The graveyard of money you’re sitting on
I coach ghostwriters. And one of the first things I tell every single one of them is this:
Go back to every person you’ve ever pitched. Every. Single. One. Even from two or three years ago. And follow up.
Most of them look at me like I’ve suggested they text an ex at 2 am.
(I haven’t. That’s a different newsletter.)
But here’s the thing nobody in the “how to get clients” space will tell you, because it’s not sexy, it’s not a framework you can turn into a carousel, and it doesn’t require a £997 course to understand:
Your old pitches are not dead leads. They’re dormant revenue.
The founder you messaged in March 2023? Their situation has changed. Their budget has shifted. Their previous ghostwriter delivered beige slop and got fired. Their content strategy finally became urgent because a competitor started showing up everywhere, and the board is asking questions.
The person who ignored you eighteen months ago might be desperately searching for exactly what you offer right now. But you’ll never know, because you decided one silence meant forever.
Why you must reply in the original thread
This is the bit that separates the amateurs from the operators.
When you follow up, you don’t send a brand new message. You don’t start fresh with “Hi! I know we haven’t connected before, but..” as if the first conversation never happened.

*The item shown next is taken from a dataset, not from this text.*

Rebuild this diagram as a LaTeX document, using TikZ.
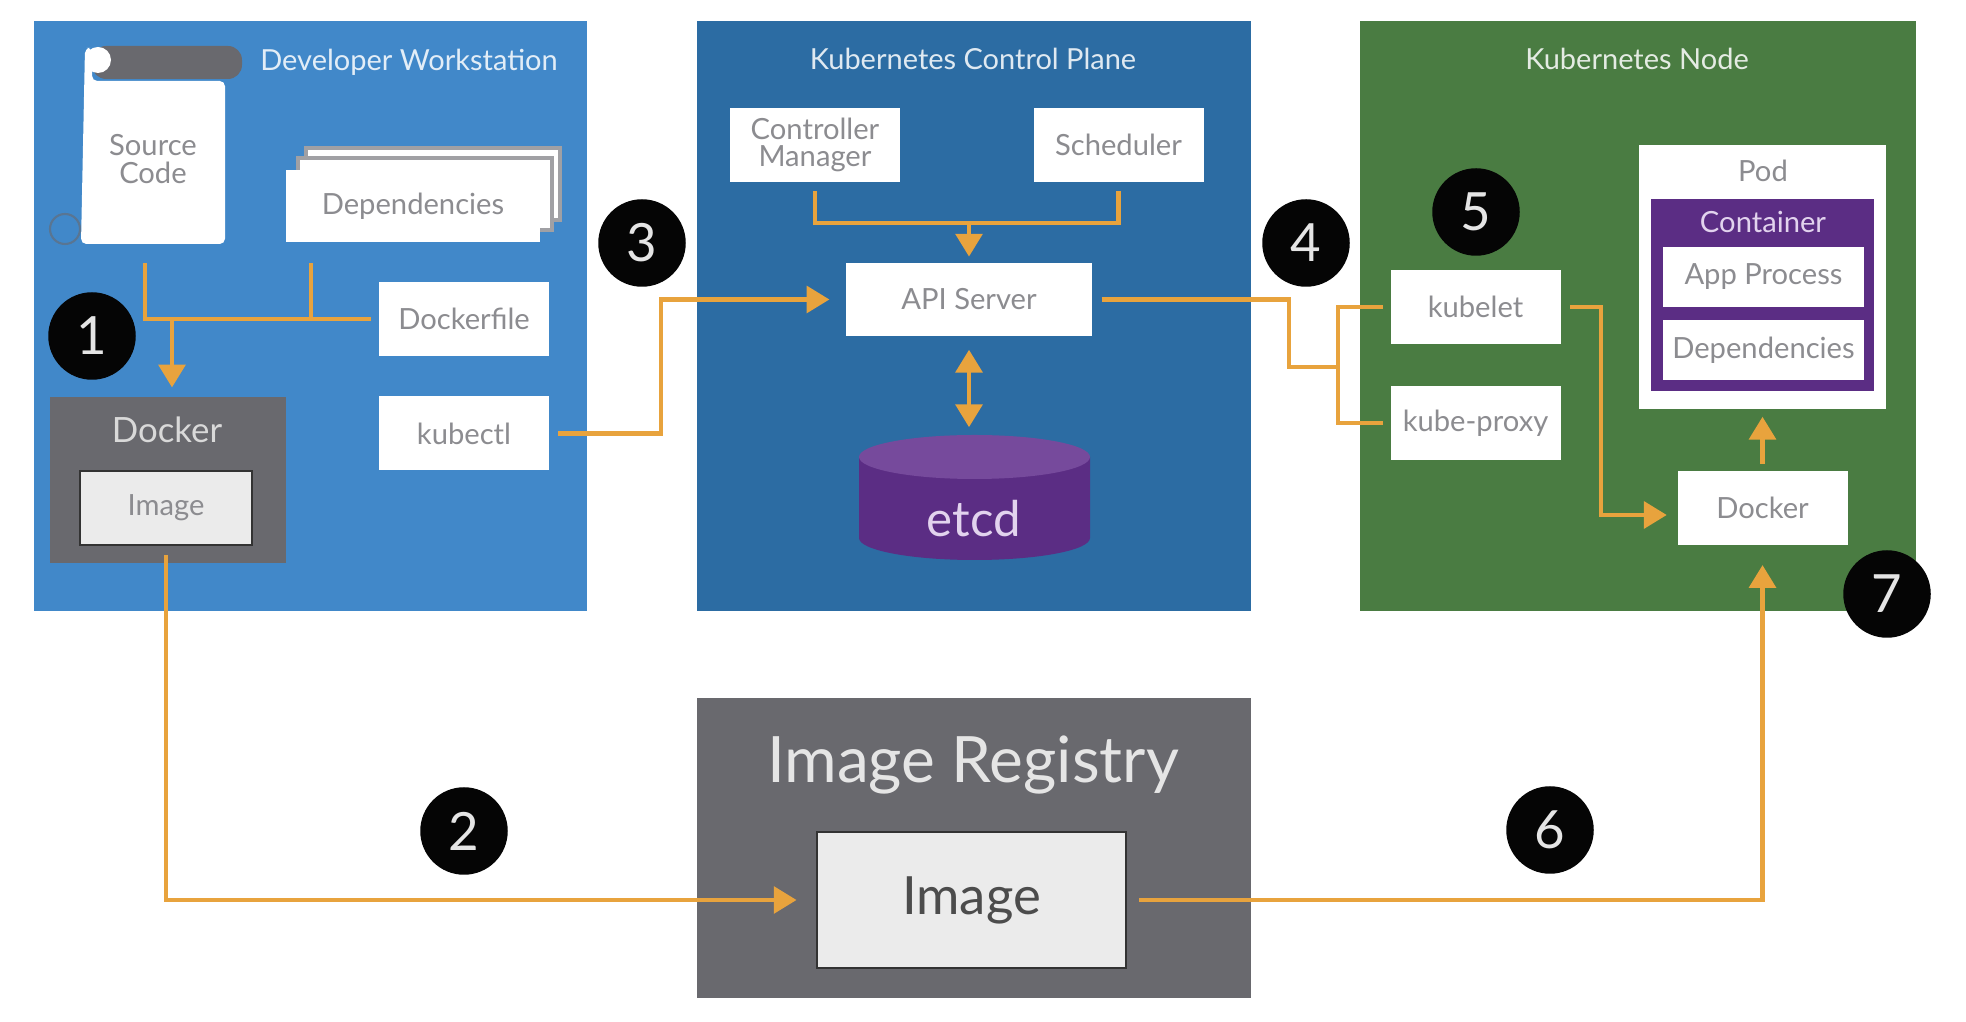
\documentclass[tikz,border=0pt]{standalone}
\usepackage{fontspec}
\setmainfont{Lato}
\usepackage{tikz}
\usetikzlibrary{arrows.meta, calc}
\definecolor{DevBlue}{HTML}{4188C9}
\definecolor{PlaneBlue}{HTML}{2C6CA3}
\definecolor{NodeGreen}{HTML}{4A7C42}
\definecolor{SlateGray}{HTML}{69696E}
\definecolor{LabelGray}{HTML}{8C8C90}
\definecolor{SheetGray}{HTML}{A0A0A4}
\definecolor{FlowOrange}{HTML}{E8A33D}
\definecolor{DeepPurple}{HTML}{5B2D84}
\definecolor{TopPurple}{HTML}{764A9C}
\definecolor{SoftLilac}{HTML}{E2D3EE}
\definecolor{ImageWhite}{HTML}{EBEBEB}
\definecolor{DotBlack}{HTML}{050505}
\tikzset{
    % Panels behind everything
    panel/.style={
        rectangle,
        draw=none,
        inner sep=0pt,
        minimum height=5.9cm
    },
    paneltitle/.style={
        inner sep=0pt,
        font=\fontsize{8.25}{10}\selectfont
    },
    % White boxes
    whitebox/.style={
        rectangle,
        draw=none,
        fill=white,
        text=LabelGray,
        inner sep=0pt,
        align=center,
        minimum width=1.7cm,
        minimum height=0.74cm,
        font=\fontsize{8.3}{7.8}\selectfont
    },
    sheetbox/.style={
        whitebox,
        draw=SheetGray,
        line width=1.1pt,
        minimum width=2.54cm,
        minimum height=0.72cm
    },
    imagebox/.style={
        whitebox,
        draw=black!80,
        line width=0.6pt,
        fill=ImageWhite
    },
    % Connectors
    flowline/.style={
        draw=FlowOrange,
        line width=1.4pt
    },
    flowarrow/.style={
        flowline,
        -{Triangle[length=6.5pt,width=7.5pt]}
    },
    % Numbered steps
    stepdot/.style={
        circle,
        fill=DotBlack,
        text=white!90!black,
        inner sep=0pt,
        minimum size=0.875cm,
        font=\fontsize{15}{18}\selectfont
    }
}
\begin{document}
\begin{tikzpicture}
    \useasboundingbox (0,0) rectangle (19.66,10.22);
    \fill[white] (0,0) rectangle (19.66,10.22);

    % Panels
    \node[panel,fill=DevBlue,minimum width=5.53cm] (devpanel) at (3.105,7.06) {};
    \node[panel,fill=PlaneBlue,minimum width=5.54cm] (ctrlpanel) at (9.74,7.06) {};
    \node[panel,fill=NodeGreen,minimum width=5.56cm] (nodepanel) at (16.38,7.06) {};
    \node[panel,fill=SlateGray,minimum width=5.54cm,minimum height=3cm] (regpanel) at (9.74,1.74) {};
    \node[paneltitle,text=white!85!DevBlue] (devtitle) at (4.09,9.6) {Developer Workstation};
    \node[paneltitle,text=white!85!PlaneBlue] (ctrltitle) at (9.73,9.63) {Kubernetes Control Plane};
    \node[paneltitle,text=white!85!NodeGreen] (nodetitle) at (16.37,9.63) {Kubernetes Node};
    \node[inner sep=0pt,text=white!90!black,font=\fontsize{18.2}{22}\selectfont] (regtitle) at (9.73,2.57) {Image Registry};

    % Source code scroll
    \draw[SlateGray!60!DevBlue,line width=0.6pt] (0.65,7.93) circle (0.15);
    \fill[SlateGray,rounded corners=4pt] (0.92,9.76) rectangle (2.42,9.43);
    \fill[white,rounded corners=1.5pt] (0.85,9.74) -- (0.81,7.78) -- (2.25,7.78) -- (2.25,9.41) -- (0.92,9.41) -- (0.92,9.74) -- cycle;
    \fill[white] (0.98,9.62) circle (0.13);
    \node[inner sep=0pt,text=LabelGray,align=center,font=\fontsize{8.3}{7.8}\selectfont] (source) at (1.53,8.63) {Source\\Code};

    % Developer workstation boxes
    \node[sheetbox] (sheetback) at (4.33,8.38) {};
    \node[sheetbox] (sheetmid) at (4.25,8.28) {};
    \node[whitebox,minimum width=2.54cm,minimum height=0.72cm] (deps) at (4.13,8.16) {Dependencies};
    \node[whitebox] (dockerfile) at (4.64,7.03) {Dockerfile};
    \node[whitebox] (kubectl) at (4.64,5.885) {kubectl};
    \node[panel,fill=SlateGray,minimum width=2.36cm,minimum height=1.66cm] (dockerbox) at (1.68,5.42) {};
    \node[inner sep=0pt,text=white!85!black,font=\fontsize{9.9}{12}\selectfont] (dockertitle) at (1.67,5.92) {Docker};
    \node[imagebox,minimum width=1.72cm] (dockimg) at (1.66,5.14) {Image};

    % Control plane boxes
    \node[whitebox] (ctrlmgr) at (8.15,8.77) {Controller\\Manager};
    \node[whitebox] (sched) at (11.185,8.77) {Scheduler};
    \node[whitebox,minimum width=2.46cm,minimum height=0.73cm] (apisrv) at (9.69,7.225) {API Server};
    \node[panel,minimum width=2.31cm,minimum height=1.25cm] (etcd) at (9.745,5.245) {};
    \fill[DeepPurple] (8.59,5.65) -- (8.59,4.84) arc[start angle=180,end angle=360,x radius=1.155,y radius=0.22] -- (10.9,5.65) -- cycle;
    \fill[TopPurple] (9.745,5.65) ellipse[x radius=1.155,y radius=0.22];
    \node[inner sep=0pt,text=SoftLilac,font=\fontsize{14}{16}\selectfont] (etcdlabel) at (9.74,5.03) {etcd};

    % Node boxes
    \node[whitebox] (kubelet) at (14.755,7.15) {kubelet};
    \node[whitebox] (kubeproxy) at (14.755,5.99) {kube-proxy};
    \node[whitebox,minimum width=2.47cm,minimum height=2.64cm] (pod) at (17.625,7.45) {};
    \node[inner sep=0pt,text=LabelGray,font=\fontsize{8.3}{10}\selectfont] (podtitle) at (17.63,8.51) {Pod};
    \node[panel,fill=DeepPurple,minimum width=2.23cm,minimum height=1.92cm] (container) at (17.625,7.27) {};
    \node[inner sep=0pt,text=SoftLilac,font=\fontsize{8.3}{10}\selectfont] (containertitle) at (17.63,8.0) {Container};
    \node[whitebox,minimum width=2.01cm,minimum height=0.6cm] (appproc) at (17.635,7.45) {App Process};
    \node[whitebox,minimum width=2.01cm,minimum height=0.6cm] (poddeps) at (17.635,6.72) {Dependencies};
    \node[whitebox] (nodedocker) at (17.625,5.14) {Docker};

    % Registry image
    \node[imagebox,minimum width=3.09cm,minimum height=1.36cm,text=black!70,font=\fontsize{15}{17}\selectfont] (regimg) at (9.715,1.22) {Image};

    % Junctions
    \coordinate (srcout) at (1.45,7.59);
    \coordinate (depout) at (3.11,7.59);
    \coordinate (mergeleft) at (1.45,7.03);
    \coordinate (mergedep) at (3.11,7.03);
    \coordinate (mergedrop) at (1.72,7.03);
    \coordinate (ctrlmerge) at (9.69,7.99);
    \coordinate (kubejog) at (6.61,7.225);
    \coordinate (apijog) at (12.89,7.225);
    \coordinate (nodebus) at (13.38,6.55);
    \coordinate (kubeletdrop) at (16.01,5.07);

    % Build connectors
    \draw[flowline,shorten <=2pt] (dockerfile.west) -- (mergeleft) -- (srcout);
    \draw[flowline] (mergedep) -- (depout);
    \draw[flowarrow,shorten >=2.5pt] (mergedrop) -- (mergedrop |- dockerbox.north);
    \draw[flowarrow,shorten <=2.5pt,shorten >=5.5pt] (dockimg.south) |- (regimg.west);
    \draw[flowarrow,shorten <=3.5pt,shorten >=5.5pt] (regimg.east) -| (nodedocker.south);
    \draw[flowarrow,shorten <=2.5pt,shorten >=4.5pt] (kubectl.east) -| (kubejog) -- (apisrv.west);

    % Control plane connectors
    \draw[flowline,shorten <=2.3pt,shorten >=2.3pt] (ctrlmgr.south) |- (ctrlmerge) -| (sched.south);
    \draw[flowarrow,shorten >=1.6pt] (ctrlmerge) -- (apisrv.north);
    \draw[flowline,{Triangle[length=6.5pt,width=7.5pt]}-{Triangle[length=6.5pt,width=7.5pt]},shorten <=3.7pt,shorten >=2pt] (apisrv.south) -- (apisrv.south |- etcd.north);
    \draw[flowline,shorten <=2.5pt] (apisrv.east) -- (apijog) |- (nodebus);

    % Node connectors
    \draw[flowline,shorten <=2pt,shorten >=2pt] (kubelet.west) -| (nodebus) |- (kubeproxy.west);
    \draw[flowarrow,shorten <=2.5pt] (kubelet.east) -| (kubeletdrop) -- ($(kubeletdrop -| nodedocker.west)+(-0.1,0)$);
    \draw[flowarrow,shorten <=1.8pt,shorten >=2pt] (nodedocker.north) -- (pod.south);

    % Steps
    \node[stepdot] (stepone) at (0.92,6.86) {1};
    \node[stepdot] (steptwo) at (4.64,1.91) {2};
    \node[stepdot] (stepthree) at (6.42,7.79) {3};
    \node[stepdot] (stepfour) at (13.06,7.79) {4};
    \node[stepdot] (stepfive) at (14.76,8.1) {5};
    \node[stepdot] (stepsix) at (15.5,1.92) {6};
    \node[stepdot] (stepseven) at (18.87,4.28) {7};
\end{tikzpicture}
\end{document}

You respond in the original thread.
If you emailed them, you reply to that old email. If you DM’d them on LinkedIn, you go back into that exact conversation and type your follow-up there.

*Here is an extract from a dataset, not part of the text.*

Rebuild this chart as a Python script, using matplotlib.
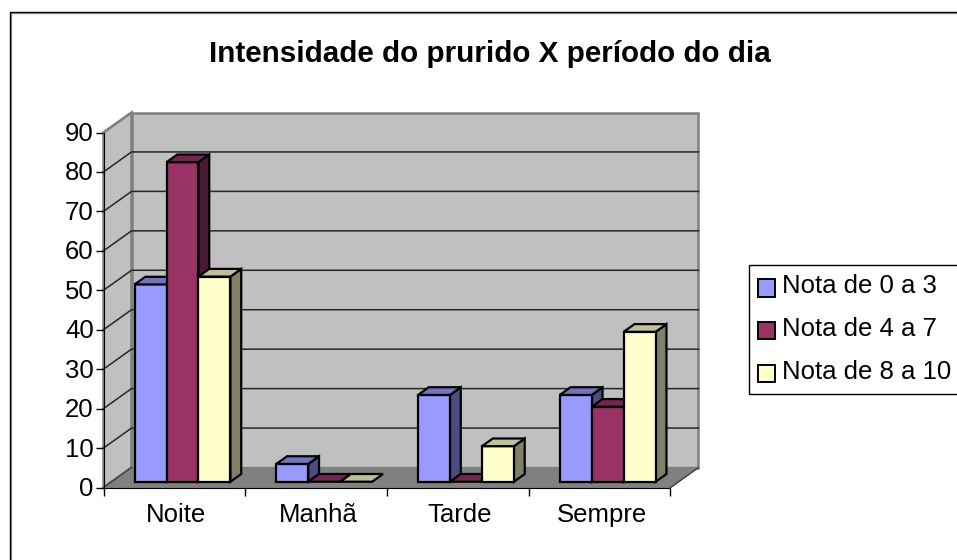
import matplotlib
matplotlib.use('Agg')
import matplotlib.pyplot as plt
from matplotlib.patches import Polygon, Patch, Rectangle
from matplotlib.lines import Line2D
from matplotlib.legend_handler import HandlerPatch
from matplotlib.transforms import ScaledTranslation

plt.rcParams['font.family'] = ['Liberation Sans', 'DejaVu Sans']

categorias = ['Noite', 'Manhã', 'Tarde', 'Sempre']
nota_0_3 = [50, 4.5, 22, 22]
nota_4_7 = [81, 0, 0, 19]
nota_8_10 = [52, 0, 9, 38]
series_nomes = ['Nota de 0 a 3', 'Nota de 4 a 7', 'Nota de 8 a 10']
yticks = list(range(0, 100, 10))

# front, top, side
cores = [('#9999FF', '#7373BF', '#4C4C80'),
         ('#993366', '#732650', '#4C1933'),
         ('#FFFFCC', '#BFBF99', '#808066')]

W, H = 957, 560
fig = plt.figure(figsize=(W / 100, H / 100), dpi=100, facecolor='white')

# pixel box of the front plane of the 3d chart
x0, x1, y0, y1 = 103.5, 670.5, 487.5, 132.5
ax = fig.add_axes([x0 / W, 1 - y0 / H, (x1 - x0) / W, (y0 - y1) / H])
ax.set_xlim(-0.5, 3.5)
ax.set_ylim(0, 90)
ax.patch.set_visible(False)
for s in ['top', 'right']:
    ax.spines[s].set_visible(False)

# depth of the box, in data units
DX = 28 / ((x1 - x0) / 4)
DY = 20 / ((y0 - y1) / 90)


def p3(x, y, d):
    return (x + d * DX, y + d * DY)


def face(pts, fc, ec='black', lw=1.6, z=3):
    ax.add_patch(Polygon(pts, closed=True, facecolor=fc, edgecolor=ec, linewidth=lw,
                         joinstyle='miter', clip_on=False, zorder=z))


# walls and floor
xa, xb = -0.5, 3.5
face([p3(xa, 0, 1), p3(xb, 0, 1), p3(xb, 90, 1), p3(xa, 90, 1)], '#C0C0C0', '#808080', 1.8, 1)
face([p3(xa, 0, 0), p3(xa, 0, 1), p3(xa, 90, 1), p3(xa, 90, 0)], '#C0C0C0', '#808080', 1.8, 1)
face([p3(xa, 0, 0), p3(xb, 0, 0), p3(xb, 0, 1), p3(xa, 0, 1)], '#808080', '#808080', 1, 1)

# gridlines on the wall, carried round the side wall to the axis
for v in yticks[1:-1]:
    ax.plot([xa, p3(xa, v, 1)[0], p3(xb, v, 1)[0]], [v, v + DY, v + DY], color='#262626',
            lw=1.1, clip_on=False, zorder=2)
ax.plot([xa, p3(xa, 0, 1)[0]], [0, DY], color='#404040', lw=1, clip_on=False, zorder=2)
ax.plot([xb, p3(xb, 0, 1)[0]], [0, DY], color='#404040', lw=1, clip_on=False, zorder=2)
ax.plot([xa, p3(xa, 90, 1)[0]], [90, 90 + DY], color='#808080', lw=1.4, clip_on=False, zorder=2)

# bars
bar_w = 0.2255
d_ini, d_fim = 0.29, 0.675
for c in range(len(categorias)):
    for i, vals in enumerate([nota_0_3, nota_4_7, nota_8_10]):
        v = vals[c]
        l = c - 1.5 * bar_w + i * bar_w
        r = l + bar_w
        fr, to, si = cores[i]
        if v > 0:
            face([p3(r, 0, d_ini), p3(r, 0, d_fim), p3(r, v, d_fim), p3(r, v, d_ini)], si)
            face([p3(l, 0, d_ini), p3(r, 0, d_ini), p3(r, v, d_ini), p3(l, v, d_ini)], fr)
        face([p3(l, v, d_ini), p3(r, v, d_ini), p3(r, v, d_fim), p3(l, v, d_fim)], to)

# axes
ax.set_yticks(yticks)
ax.set_xticks([-0.5, 0.5, 1.5, 2.5, 3.5])
ax.set_xticklabels([])
ax.set_xticks(range(4), categorias, minor=True)
ax.tick_params(axis='x', which='major', length=6, width=1)
ax.tick_params(axis='x', which='minor', length=0, labelsize=18.5, pad=11)
ax.tick_params(axis='y', length=6, width=1, labelsize=18.5, pad=1)
ax.spines['left'].set_zorder(5)
ax.spines['bottom'].set_zorder(5)

# labels sit a touch off the tick centre in the original
for t in ax.get_xticklabels(minor=True):
    t.set_transform(t.get_transform() + ScaledTranslation(2 / 100, 0, fig.dpi_scale_trans))
for t in ax.get_yticklabels():
    t.set_transform(t.get_transform() + ScaledTranslation(0, 1 / 100, fig.dpi_scale_trans))

fig.text(490 / W, 1 - 54 / H, 'Intensidade do prurido X período do dia', ha='center', va='center',
         fontsize=21.3, fontweight='bold')

# chart border, only top and left reach the picture
fig.add_artist(Line2D([10.5 / W, 10.5 / W, 1], [0, 1 - 13 / H, 1 - 13 / H], color='#A0A0A0', lw=1))
fig.add_artist(Line2D([9.5 / W, 9.5 / W, 1], [0, 1 - 12 / H, 1 - 12 / H], color='black', lw=1))


def caixa(legend, orig_handle, xdescent, ydescent, width, height, fontsize):
    # boxes sit about 3 px below the text middle
    return Rectangle((-xdescent, -ydescent - 2.6), width, height)


handles = [Patch(facecolor=cores[i][0], edgecolor='black', linewidth=1.4, label=series_nomes[i])
           for i in range(3)]
leg = fig.legend(handles=handles, loc='upper left', bbox_to_anchor=(748.5 / W, 1 - 264.5 / H),
                 frameon=True, fancybox=False, edgecolor='black', framealpha=1, fontsize=18.5,
                 handlelength=0.66, handleheight=0.66, handletextpad=0.25, labelspacing=0.73,
                 borderaxespad=0, borderpad=0.38,
                 handler_map={Patch: HandlerPatch(patch_func=caixa)})
leg.get_frame().set_linewidth(1)

fig.savefig('out.png', dpi=100)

Why? Because context is the most valuable currency in outreach, and you’re handing it to them for free.
When someone opens a new message from a stranger, they have to do work. Who is this person? What do they want? Why should I care? That’s three decisions before they’ve even read your second sentence. Most people don’t make it past decision one.

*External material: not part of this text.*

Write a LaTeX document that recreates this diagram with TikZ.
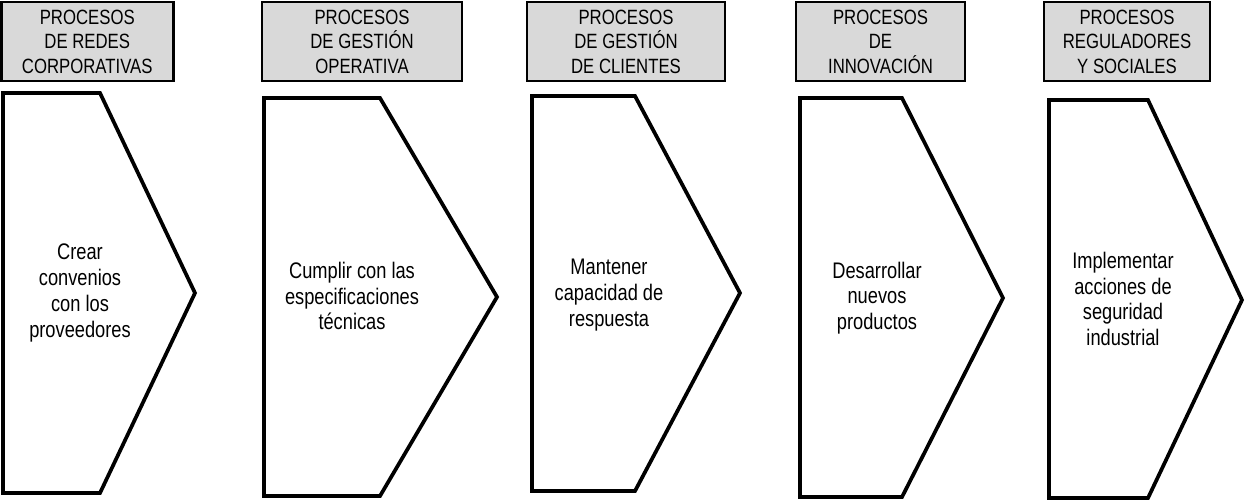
\documentclass[tikz,border=0pt]{standalone}
\usepackage{fontspec}
\setmainfont{Liberation Sans}[FakeStretch=0.81]
\definecolor{gris}{RGB}{217,217,217}
\begin{document}
\begin{tikzpicture}[x=.75pt,y=-.75pt,line join=miter,
  cabecera/.style={draw,line width=2.2pt,fill=gris,inner sep=0pt,align=center,
    minimum height=59.25pt,font=\fontsize{15.5}{18.4}\selectfont},
  proceso/.style={line width=2.8pt},
  texto/.style={align=center,inner sep=0pt,font=\fontsize{16.9}{19.3}\selectfont}]
  \useasboundingbox (0,0) rectangle (1247,501);
  % cabeceras
  \node[cabecera,minimum width=129pt] (h1) at (87.25,41.5)
    {PROCESOS\\DE REDES\\CORPORATIVAS};
  \node[cabecera,minimum width=150pt] (h2) at (362,41.5)
    {PROCESOS\\DE GESTIÓN\\OPERATIVA};
  \node[cabecera,minimum width=148.5pt] (h3) at (626,41.5)
    {PROCESOS\\DE GESTIÓN\\DE CLIENTES};
  \node[cabecera,minimum width=126.75pt] (h4) at (880.5,41.5)
    {PROCESOS\\DE\\INNOVACIÓN};
  \node[cabecera,minimum width=124.5pt] (h5) at (1127,41.5)
    {PROCESOS\\REGULADORES\\Y SOCIALES};
  % flechas
  \draw[proceso] (3,93)--(100,93)--(195,293)--(100,493)--(3,493)--cycle;
  \draw[proceso] (264,98)--(380,98)--(497,297)--(380,496)--(264,496)--cycle;
  \draw[proceso] (532,96)--(635,96)--(740,293)--(635,491)--(532,491)--cycle;
  \draw[proceso] (800,98)--(902,98)--(1003,298)--(902,497)--(800,497)--cycle;
  \draw[proceso] (1049,100)--(1148,100)--(1242,300)--(1148,498)--(1049,498)--cycle;
  \node[texto] (p1) at (80,293) {Crear\\convenios\\con los\\proveedores};
  \node[texto] (p2) at (352,296) {Cumplir con las\\especificaciones\\técnicas};
  \node[texto] (p3) at (609,295) {Mantener\\capacidad de\\respuesta};
  \node[texto] (p4) at (877,298) {Desarrollar\\nuevos\\productos};
  \node[texto] (p5) at (1123,299) {Implementar\\acciones de\\seguridad\\industrial};
\end{tikzpicture}
\end{document}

But when they open a reply in an existing thread, something shifts. They can see the original conversation. They remember, or at least recognise, the context. The cognitive load drops. You’re not a stranger anymore. You’re someone who already reached out, who they already considered, who is now circling back with purpose.
It’s the difference between cold and warm. And you already did the hard work of making it warm the first time. Stop throwing that away by starting over.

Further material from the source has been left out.